Archive for the ‘Emily St. John Mandel’ Category
Station Eleven, by Emily St. John Mandel
published 2014
where I got it: published new
.
.
Station Eleven thinks it’s about a woman named Kirsten who survives the apocalypse. But it’s really about those months and years that lead up to the awful events at the end of the world, those specific moments and events that will give Kirsten something to live for and keep looking for later, when she has nothing. I didn’t know what to expect when I picked up Station Eleven. I certainly didn’t expect to love it as much as I did.
Mandel made a wise choice in telling this story in non-chronological order. If she’d told us the story in the exact order things happen, we’d know the ending right from the start. Things might be a surprise for Kirsten, but they wouldn’t be a surprise for the reader. By giving us bits and pieces that happened now and then, the twists and turns are as equally a surprise for the reader as they are for the characters. Mandel teases all the connections out at just the right pace, with the starkness and sparseness of a placid planet that no longer has electricity or gasoline.

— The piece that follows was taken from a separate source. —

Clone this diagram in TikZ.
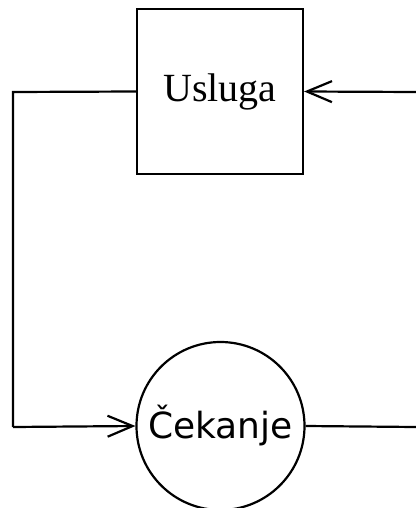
\documentclass[tikz,border=0pt]{standalone}
\usepackage{fontspec}
\setmainfont{Liberation Serif}
\newfontfamily\dejavu{DejaVu Sans}
\usetikzlibrary{arrows.meta}
\begin{document}
\begin{tikzpicture}[x=1pt,y=-1pt,
  conn/.style={line width=2.2pt,-{Straight Barb[length=25pt,width=21pt,line width=2.2pt]}},
  plain/.style={line width=2.2pt}]
\useasboundingbox (0,0) rectangle (415,508);
\node[draw,line width=2.2pt,minimum width=166pt,minimum height=165pt,inner sep=0pt,font=\fontsize{40}{44}\selectfont] (usl) at (220,91.5) {Usluga};
\node[draw,circle,line width=2.2pt,minimum size=168pt,inner sep=0pt,font=\dejavu\fontsize{36}{40}\selectfont] (cek) at (220.5,426) {Čekanje};
\coordinate (lc) at (13,92);
\coordinate (ld) at (13,427);
\coordinate (re) at (416,427);
\coordinate (rt) at (416,92);
\draw[plain] (usl.west) -- (lc) -- (ld);
\draw[conn] (ld) -- (cek.west);
\draw[plain] (cek.east) -- (re);
\draw[conn] (rt) -- (usl.east);
\end{tikzpicture}
\end{document}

The center of the time line is a theater in snowy Toronto, a few weeks before a flu epidemic sends planet earth back to the dark ages. Kirsten is an eight year old child actress, doing Shakespeare alongside the famous Arthur Leander. As an adult, Kirsten will remember very little of her childhood, but she’ll always remember the night Arthur had a heart attack and died on stage. This is the beginning of the end, in more ways than one. It was especially interesting, that a character who dies in the opening chapter becomes a major character later on. It’s a trick you can pull when telling a story out of order!
Twenty years after the world ends, Kirsten travels with a caravan called the Traveling Symphony. She still performs Shakespeare.
Twenty years before the world ended, Arthur was enjoying the beginnings of fame. He was still in love with his first wife.